As much as we all read here about proper bass traps (I'm starting with just vertical corners), do y'all here really trap every corner? For my approx. 10' x 10' (yes square) room, that would be theoretically 24 2' x 4' traps alone! Wow.
 
As much as we all read here about proper bass traps (I'm starting with just vertical corners), do y'all here really trap every corner? For my approx. 10' x 10' (yes square) room, that would be theoretically 24 2' x 4' traps alone! Wow.
Do the wall-wall-ceiling corners of the 'square' room first - start with the back ones, then the front ones and go from there. At some point you're going to think "wow, the sound is so much clearer now!"
 
Do the wall-wall-ceiling corners of the 'square' room first - start with the back ones, then the front ones and from there. At some point you're going to think "wow, the sound is so much clearer now!"

Sounds like a plan! That should tell me alot. Was looking to cheat at first as I only have 2 packs of 3" SnS coming for now. Was thinking single height 2' x 4' x6" in 4 corners and 2 first reflections on each wall. (Mirror tip for placement on sides). Then the next build would be to add another set in each corner and a cloud or two...
 
What guitar? Electric? Close-mic the amp and take the room out of the equation.
Acoustic? Treat the room well like MJB suggested then close-mic to remove as much of the room as you can. My studio is 10x10x10 and I record my acoustic in it. I get okay results.
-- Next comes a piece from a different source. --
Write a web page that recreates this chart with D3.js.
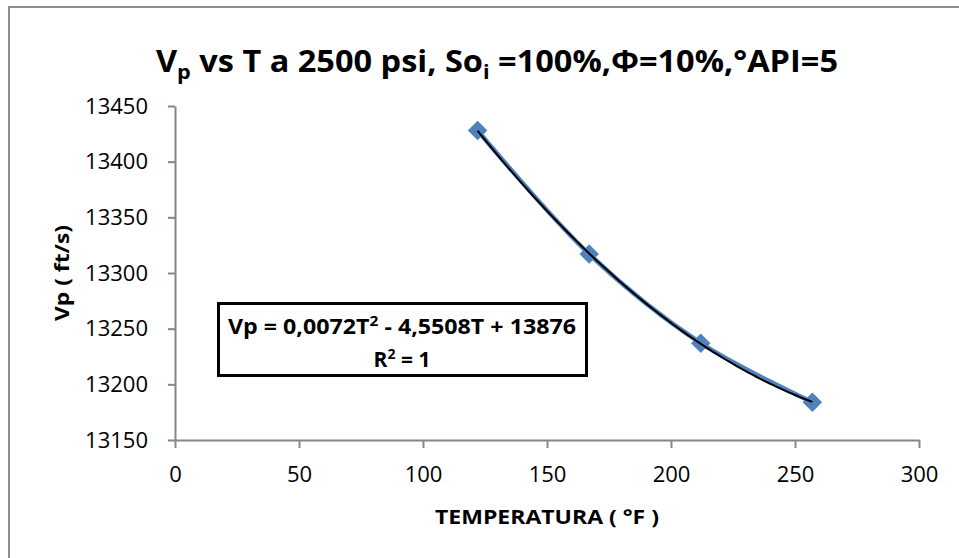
<!DOCTYPE html>
<html>
<head>
<meta charset="utf-8">
<script src="https://cdn.jsdelivr.net/npm/d3@7"></script>
<style>
  body { margin: 0; background: #fff; }
  svg { display: block; }
</style>
</head>
<body>
<div class="center"></div>
<script>
// data
var temps = [122, 167, 212, 257];
var vps = [13428, 13317, 13237, 13184];
var xTicks = [0, 50, 100, 150, 200, 250, 300];
var yTicks = [13150, 13200, 13250, 13300, 13350, 13400, 13450];

var W = 959, H = 558;
var plot = {left: 175, right: 919, top: 106, bottom: 440};

var x = d3.scaleLinear().domain([0, 300]).range([plot.left, plot.right]);
var y = d3.scaleLinear().domain([13150, 13450]).range([plot.bottom, plot.top]);

var data = temps.map(function(t, i) { return {t: t, v: vps[i]}; });

var svg = d3.select(".center").append("svg")
    .attr("width", W)
    .attr("height", H);

// chart border (only top/left visible in the picture)
svg.append("rect")
    .attr("x", 9).attr("y", 7)
    .attr("width", 980).attr("height", 600)
    .attr("fill", "#fff")
    .attr("stroke", "#8e8e8e")
    .attr("stroke-width", 2);

var axisColor = "#868686";

// x axis
var gx = svg.append("g")
    .attr("transform", "translate(0," + plot.bottom + ")")
    .call(d3.axisBottom(x).tickValues(xTicks).tickFormat(d3.format("d"))
      .tickSize(8).tickSizeOuter(0).tickPadding(18));
// y axis
var gy = svg.append("g")
    .attr("transform", "translate(" + plot.left + ",0)")
    .call(d3.axisLeft(y).tickValues(yTicks).tickFormat(d3.format("d"))
      .tickSize(7).tickSizeOuter(0).tickPadding(20));

[gx, gy].forEach(function(g) {
  g.select(".domain").attr("stroke", axisColor).attr("stroke-width", 2);
  g.selectAll(".tick line").attr("stroke", axisColor).attr("stroke-width", 2);
  g.selectAll(".tick text")
    .attr("fill", "#000")
    .style("font-family", "Open Sans")
    .style("font-size", "22px");
});

// series line (smoothed) + markers
var line = d3.line()
    .x(function(d) { return x(d.t); })
    .y(function(d) { return y(d.v); })
    .curve(d3.curveCatmullRom.alpha(0.5));

svg.append("path")
    .datum(data)
    .attr("fill", "none")
    .attr("stroke", "#4F81BD")
    .attr("stroke-width", 4.5)
    .attr("d", line);

svg.selectAll(".pt")
    .data(data)
    .enter().append("path")
    .attr("class", "pt")
    .attr("d", d3.symbol().type(d3.symbolSquare).size(190))
    .attr("transform", function(d) { return "translate(" + x(d.t) + "," + y(d.v) + ") rotate(45)"; })
    .attr("fill", "#4F81BD");

// polynomial trendline (order 2), least squares fit of the data
function quadFit(xs, ys) {
  var n = xs.length, s = [0, 0, 0, 0, 0], t = [0, 0, 0];
  for (var i = 0; i < n; i++) {
    for (var k = 0; k < 5; k++) s[k] += Math.pow(xs[i], k);
    for (var k2 = 0; k2 < 3; k2++) t[k2] += ys[i] * Math.pow(xs[i], k2);
  }
  var A = [[s[0], s[1], s[2], t[0]], [s[1], s[2], s[3], t[1]], [s[2], s[3], s[4], t[2]]];
  for (var c = 0; c < 3; c++) {
    for (var r = c + 1; r < 3; r++) {
      var f = A[r][c] / A[c][c];
      for (var j = c; j < 4; j++) A[r][j] -= f * A[c][j];
    }
  }
  var b = [0, 0, 0];
  for (var r2 = 2; r2 >= 0; r2--) {
    var sum = A[r2][3];
    for (var j2 = r2 + 1; j2 < 3; j2++) sum -= A[r2][j2] * b[j2];
    b[r2] = sum / A[r2][r2];
  }
  return b;
}
var coef = quadFit(temps, vps);
var trend = d3.range(temps[0], temps[temps.length - 1] + 0.5, 1).map(function(t) {
  return {t: t, v: coef[0] + coef[1] * t + coef[2] * t * t};
});
svg.append("path")
    .datum(trend)
    .attr("fill", "none")
    .attr("stroke", "#000")
    .attr("stroke-width", 2)
    .attr("d", d3.line().x(function(d) { return x(d.t); }).y(function(d) { return y(d.v); }));

// equation box
svg.append("rect")
    .attr("x", 218.5).attr("y", 303.5)
    .attr("width", 368).attr("height", 72)
    .attr("fill", "#fff")
    .attr("stroke", "#000")
    .attr("stroke-width", 3);

var eq1 = svg.append("text")
    .attr("x", 402).attr("y", 334)
    .attr("text-anchor", "middle")
    .style("font-family", "Open Sans")
    .style("font-weight", "bold")
    .style("font-size", "21px")
    .attr("textLength", 348)
    .attr("lengthAdjust", "spacingAndGlyphs");
eq1.append("tspan").text("Vp = 0,0072T");
eq1.append("tspan").attr("dy", -8).style("font-size", "14px").text("2");
eq1.append("tspan").attr("dy", 8).text(" - 4,5508T + 13876");

var eq2 = svg.append("text")
    .attr("x", 402).attr("y", 367)
    .attr("text-anchor", "middle")
    .style("font-family", "Open Sans")
    .style("font-weight", "bold")
    .style("font-size", "21px");
eq2.append("tspan").text("R");
eq2.append("tspan").attr("dy", -8).style("font-size", "14px").text("2");
eq2.append("tspan").attr("dy", 8).text(" = 1");

// title
var title = svg.append("text")
    .attr("x", 497).attr("y", 72)
    .attr("text-anchor", "middle")
    .style("font-family", "Open Sans")
    .style("font-weight", "bold")
    .style("font-size", "30px")
    .attr("textLength", 682)
    .attr("lengthAdjust", "spacingAndGlyphs");
title.append("tspan").text("V");
title.append("tspan").attr("dy", 7).style("font-size", "20px").text("p");
title.append("tspan").attr("dy", -7).text(" vs T a 2500 psi, So");
title.append("tspan").attr("dy", 7).style("font-size", "20px").text("i");
title.append("tspan").attr("dy", -7).text(" =100%,\u03A6=10%,\u00B0API=5");

// axis titles
svg.append("text")
    .attr("x", (plot.left + plot.right) / 2).attr("y", 524)
    .attr("text-anchor", "middle")
    .style("font-family", "Open Sans")
    .style("font-weight", "bold")
    .style("font-size", "19px")
    .attr("textLength", 224)
    .attr("lengthAdjust", "spacingAndGlyphs")
    .text("TEMPERATURA ( \u00B0F )");

svg.append("text")
    .attr("transform", "translate(69," + ((plot.top + plot.bottom) / 2) + ") rotate(-90)")
    .attr("text-anchor", "middle")
    .style("font-family", "Open Sans")
    .style("font-weight", "bold")
    .style("font-size", "20px")
    .attr("textLength", 96)
    .attr("lengthAdjust", "spacingAndGlyphs")
    .text("Vp ( ft/s)");
</script>
</body>
</html>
Or find another room in the house that sounds great and do remote recording.

Also, would it be big enough to mix in?

As for mixing in your room.... most home recording type peoples only get one room to work with. It's got to pull double duty as a recording or 'live' room AND a mixing room. The two are quite different and therefore compromises have to be made. I choose to set the room up for mixing and compromise on the live sound. It's deader than an ideal live room should be, but I can add in ambience later when mixing. To me, it is more imperative the room behaves properly when mixing because that is where you really need to know how the music sounds. A good live recording won't sound good if you can't hear it working in a mix.